Comment les seigneurs de l’Empire dirent au roi qu’ils n’avoient point de cause de défier le roi de France sans le congé de l’empereur ; et qu’il veuille tant faire qu’il ait son accord.


Quand ces seigneurs de l’Empire furent assemblés, comme dessus est dit, en la ville de Halle, ils eurent grand parlement et long conseil ; car la besogne leur estraindoit durement. Ennuis poursuivoient leurs convenances, et ennuis en deffailloient pour leur honneur. Quand ils furent très longuement conseillés, ils répondirent d’un commun accord au roi anglois, et dirent ainsi : « Cher sire, nous nous sommes longuement conseillés, car votre besogne nous est assez pesante ; car nous ne voyons mie que, tout considéré, nous ayons point de cause de défier le roi de France à votre occasion, si vous ne pourchassez que vous ayez l’accord de l’empereur[3] et qu’il nous commande que nous défions le roi de France de par lui, car il aura bien droite occasion et vraie, par raison, si comme nous vous dirons ; et dont en avant ne demeurera nulle faute en nous que nous ne soyons appareillés de faire ce que promis vous avons, sans nulle excusation. La cause que l’empereur peut avoir de défier le roi de France est telle : il est certain que enconvenancé a été de long temps, scellé et juré, que le roi de France, quelconque soit, ne peut, ni ne doit tenir ni acquérir rien sur l’Empire ; et ce roi Philippe, qui à présent règne, a fait le contraire, contre son serment ; car il a acquis le châtel de Crevecœur en Cambrésis et le châtel de[4] Arleux en Pailluel, et plusieurs autres héritages en la comté de Cambrésis[5], qui est terre de l’Empire

  1. En considération de leur parenté.
  2. Petite ville du Hainaut sur les confins du Brabant.
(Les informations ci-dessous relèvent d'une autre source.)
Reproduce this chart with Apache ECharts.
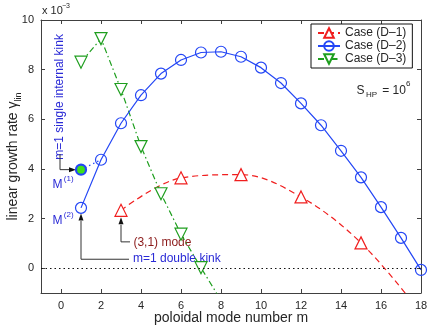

  3. Louis V, duc de Bavière.
  4. Plusieurs manuscrits et les imprimés disent mal Alues. Le véritable nom est Arleux, ancienne ville du Cambrésis, située sur le Senset, dans le canton appelé Pailluel, Puele, ou Peule, du mot latin pabula, à cause de ses pâturages, selon quelques étymologistes ; du mot populetum suivant d’autres, à cause des peupliers qu’on y trouvait en abondance.
  5. Philippe de Valois ne se borna pas à ces premières acquisitions ; il acquit encore en 1340, de Béatrix de Saint-Paul, la châtellenie de Cambrai, et se rendit maître de la ville : mais après la mort du roi Jean, les rois de France n’en furent plus que les protecteurs et se réservèrent, seulement la châtellenie, dont ils investissaient leur fils aîné.